Intervista a Silvio Viale: «Ma non c’è alcun nesso con la Ru486»

«Guardi, il mio primo pensiero va a quella donna e alla sua tragedia. Ma se mi chiede qual è il rapporto fra quella morte e la pillola Ru486 le rispondo che è nullo. È come se dicessero che è colpa sua, visto che è al telefono con me, se, ora, mi venisse un infarto». Silvio Viale, radicale e medico che s’è battuto più di tutti per l’uso della «pillola» abortiva, oggi dirige il principale servizio di interruzione volontaria della gravidanza al Sant’Anna di Torino, e non ha dubbi.
Perché?
«Perché anche se sarà l’autopsia a dare maggiori chiarimenti su questa morte improvvisa in gravidanza per complicazioni cardiache, sin da ora posso affermare che non vi è alcun nesso teorico di causalità con il mifepristone, cioè l’Ru486, perché non ci sono i presupposti farmacologici e clinici. E respingo ogni strumentalizzazione»
Lei come la spiega la tragedia dell’ospedale Martini?
«L’episodio ricorda la prima e unica morte in Francia nel 1991, agli inizi del suo uso, che indusse a modificare il tipo di prostaglandina per tutti gli interventi abortivi introducendo il misoprostolo (Cytotec). Sono gli altri farmaci, gli stessi che si impiegano per gli aborti chirurgici, i maggiori sospettati di un nesso con le complicazioni cardiache. Sono decine di milioni le donne che hanno assunto la Ru486 nel mondo e 40.000 in Italia».

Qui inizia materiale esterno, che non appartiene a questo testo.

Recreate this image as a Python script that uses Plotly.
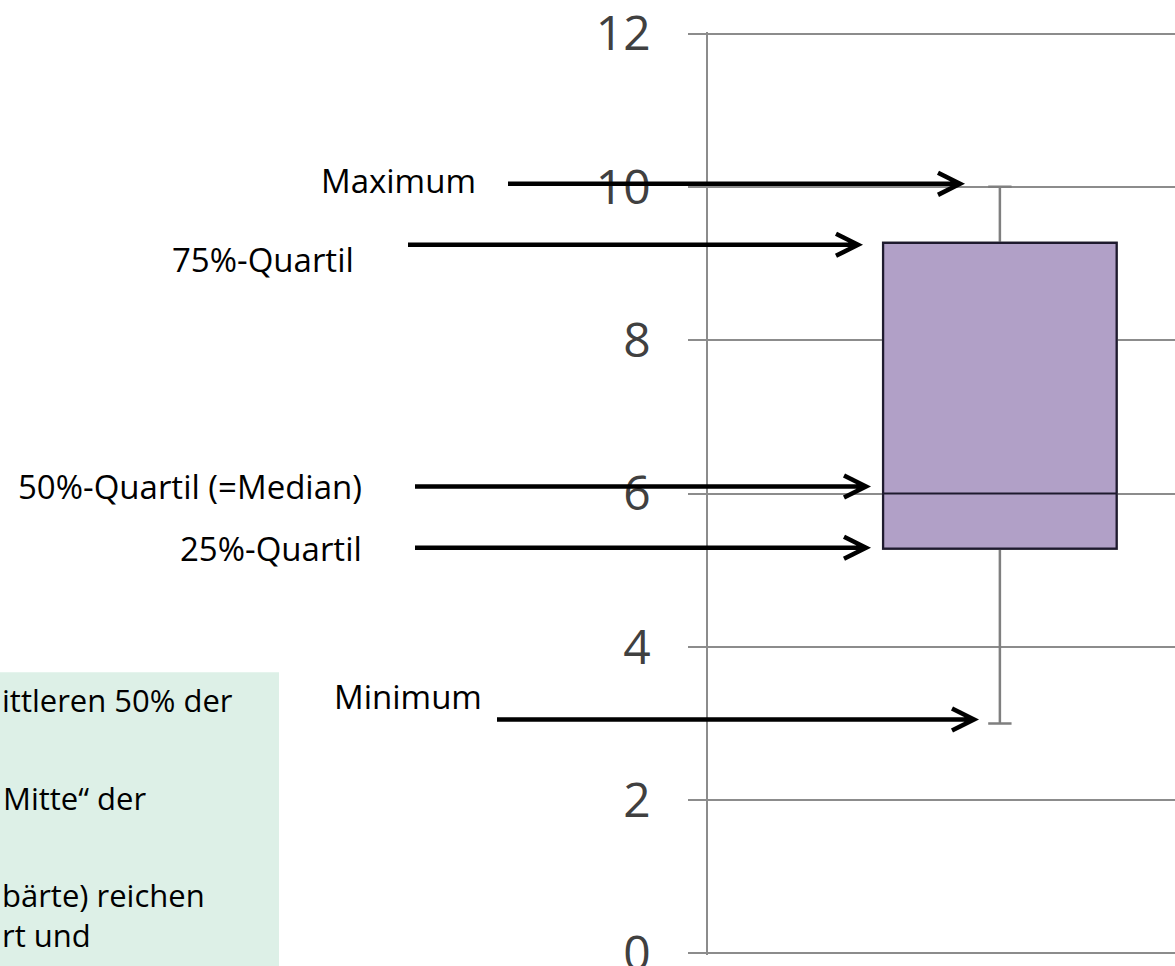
import plotly.graph_objects as go

# ---------------- data ----------------
box_min = [3.0]
box_q1 = [5.28]
box_median = [6.0]
box_q3 = [9.27]
box_max = [10.0]
box_x = [0]
y_ticks = [0, 2, 4, 6, 8, 10, 12]
stat_names = ["Maximum", "75%-Quartil", "50%-Quartil (=Median)", "25%-Quartil", "Minimum"]
note_lines = ["ittleren 50% der", "Mitte\u201c der", "b\u00e4rte) reichen", "rt und"]

# ---------------- layout geometry ----------------
W, H = 1175, 966
XR = [-0.5, 0.3]
YR = [-0.02, 12.02]
Y0_PX, Y12_PX = 953, 34            # pixel rows of values 0 and 12
UNIT = (Y0_PX - Y12_PX) / 12.0
ML, MR = 708, 0
MT = Y12_PX - (YR[1] - 12) * UNIT
MB = (H - Y0_PX) - (0 - YR[0]) * UNIT
PW = W - ML - MR
PH = H - MT - MB

GRID = "#8c8c8c"
FONT = "Open Sans"


def px_x(px):
    return (px - ML) / PW


def px_y(py):
    return (H - MB - py) / PH


def val_y(v, dy_px=0):
    # data value -> paper fraction, with optional pixel shift (up positive)
    return (v - YR[0]) / (YR[1] - YR[0]) + dy_px / PH


fig = go.Figure()

# whiskers (gray)
fig.add_trace(go.Box(
    x=box_x, q1=box_q1, median=box_median, q3=box_q3,
    lowerfence=box_min, upperfence=box_max,
    width=0.4, whiskerwidth=0.1,
    fillcolor="#B1A0C7", line=dict(color="#7f7f7f", width=2.5),
    boxpoints=False, hoverinfo="skip", showlegend=False,
))
# box body (dark outline)
fig.add_trace(go.Box(
    x=box_x, q1=box_q1, median=box_median, q3=box_q3,
    lowerfence=box_q1, upperfence=box_q3,
    width=0.4, whiskerwidth=0,
    fillcolor="#B1A0C7", line=dict(color="#1e1a2e", width=2.2),
    boxpoints=False, hoverinfo="skip", showlegend=False,
))

# ---------------- annotation arrows ----------------
stat_values = [box_max[0], box_q3[0], box_median[0], box_q1[0], box_min[0]]
# tail px, tip px, vertical pixel shift, label right px, label center py
arrow_cfg = [
    (508, 960, 3, 478, 181),
    (408, 858, -2, 356, 260),
    (415, 866, 7, 364, 487),
    (415, 866, 1, 364, 548),
    (497, 974, 4, 484, 696),
]

shapes = []
annotations = []
for name, v, (tail, tip, dy, lab_r, lab_y) in zip(stat_names, stat_values, arrow_cfg):
    y0 = val_y(v, dy)
    hx = 22
    hy = 11 / PH
    path = (f"M {px_x(tail)},{y0} L {px_x(tip - 2)},{y0} "
            f"M {px_x(tip - hx)},{y0 + hy} L {px_x(tip)},{y0} L {px_x(tip - hx)},{y0 - hy}")
    shapes.append(dict(type="path", xref="paper", yref="paper", path=path,
                       line=dict(color="black", width=4.5), layer="above"))
    annotations.append(dict(text=name, xref="paper", yref="paper",
                            x=px_x(lab_r), y=px_y(lab_y), xanchor="right", yanchor="middle",
                            showarrow=False, font=dict(family=FONT, size=33, color="black")))

# green note box (cut at left edge)
shapes.append(dict(type="rect", xref="paper", yref="paper",
                   x0=px_x(0), x1=px_x(279), y0=px_y(H + 2), y1=px_y(672),
                   fillcolor="#DDF0E7", line=dict(width=0), layer="below"))
note_pos = [(0, 700), (1, 798), (0, 895), (0, 935)]
for txt, (lx, cy) in zip(note_lines, note_pos):
    annotations.append(dict(text=txt, xref="paper", yref="paper",
                            x=px_x(lx), y=px_y(cy), xanchor="left", yanchor="middle",
                            showarrow=False, font=dict(family=FONT, size=31, color="black")))

fig.update_layout(
    template="none",
    width=W, height=H,
    margin=dict(l=ML, r=MR, t=MT, b=MB, pad=0),
    paper_bgcolor="white", plot_bgcolor="white",
    boxmode="overlay",
    showlegend=False,
    shapes=shapes,
    annotations=annotations,
    xaxis=dict(range=XR, showgrid=False, zeroline=False, showticklabels=False,
               ticks="", showline=False, automargin=False),
    yaxis=dict(range=YR, tickvals=y_ticks, ticktext=[str(t) for t in y_ticks],
               showgrid=True, gridcolor=GRID, gridwidth=1.5, zeroline=False,
               showline=True, linecolor=GRID, linewidth=1.5,
               ticks="outside", ticklen=18, tickcolor=GRID, tickwidth=1.5,
               ticklabelstandoff=28, ticklabeloverflow="allow",
               tickfont=dict(family=FONT, size=48, color="#404040"), automargin=False),
)

fig.write_html(
    "out.html",
    config={"displayModeBar": False},
    post_script="document.body.style.margin='0';document.body.style.overflow='hidden';",
)
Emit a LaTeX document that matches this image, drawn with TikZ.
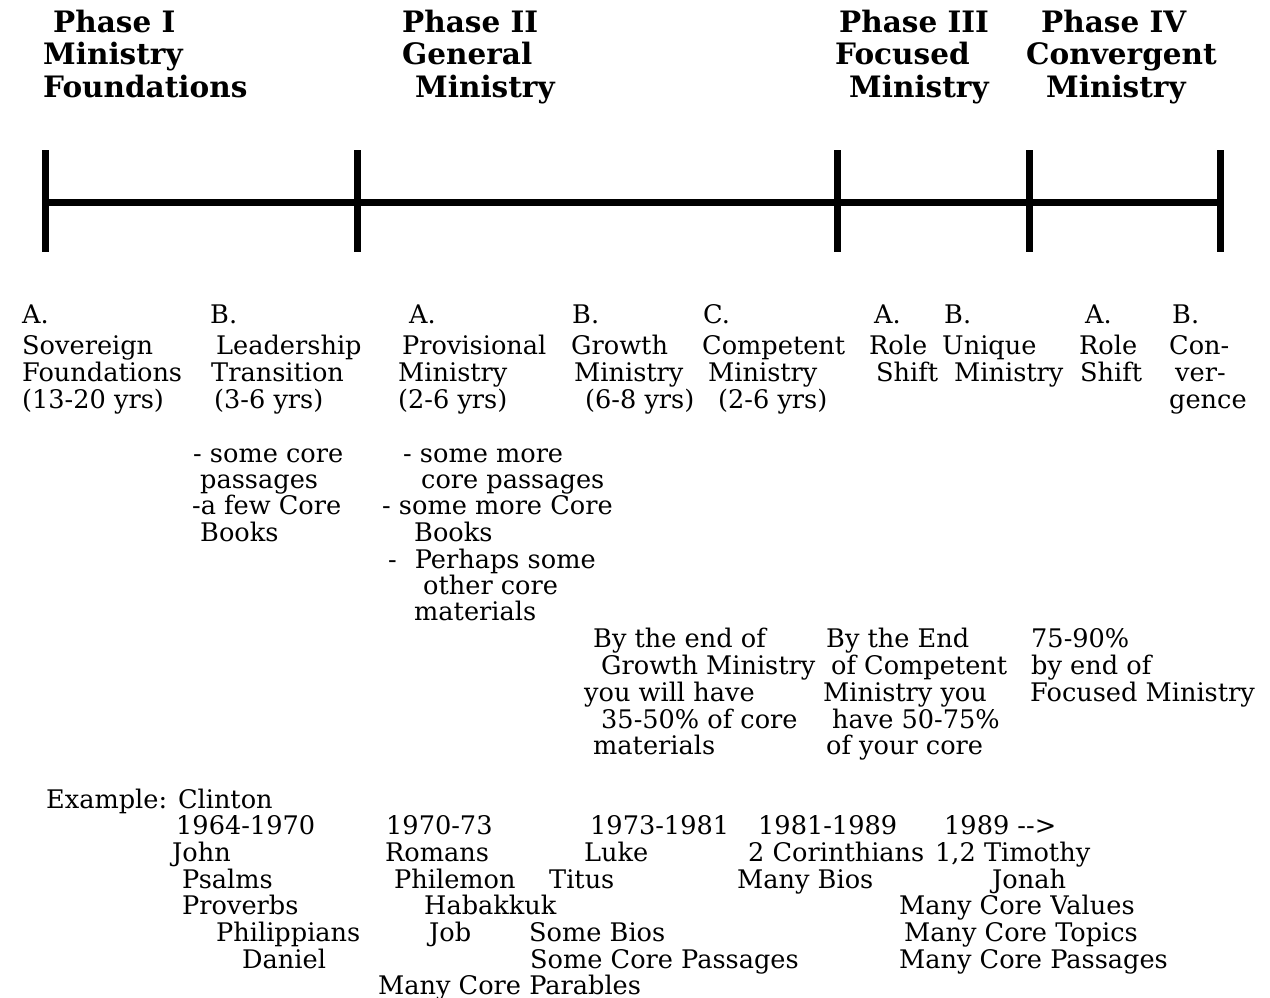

E al Sant’Anna, il suo ospedale?
«Sono 5.128 le donne che hanno assunto la "pillola" abortiva, 429 in questi primi mesi del 2014. La Ru486 ha rivoluzionato tempi e modalità degli aborti rendendoli, senza l’intervento chirurgico, meno traumatici. Ogni anno al Sant’Anna 2-3 donne debbono subire un intervento addominale come complicazione di una interruzione di gravidanza chirurgica. A differenza del mifepristone sono gli altri farmaci utilizzati negli aborti, sia medici sia chirurgici, che possono avere effetti cardiaci, seppure raramente»
Cosa bisognerebbe fare?
«Questa tragica fatalità dovrebbe favorire la creazione di servizi specialistici adeguati, dove le donne possano avere le migliori informazioni e i migliori trattamenti. I rischi di eventi eccezionali sono inevitabili e non rassicura di certo che siano inferiori a quelli che si corrono con la gravidanza».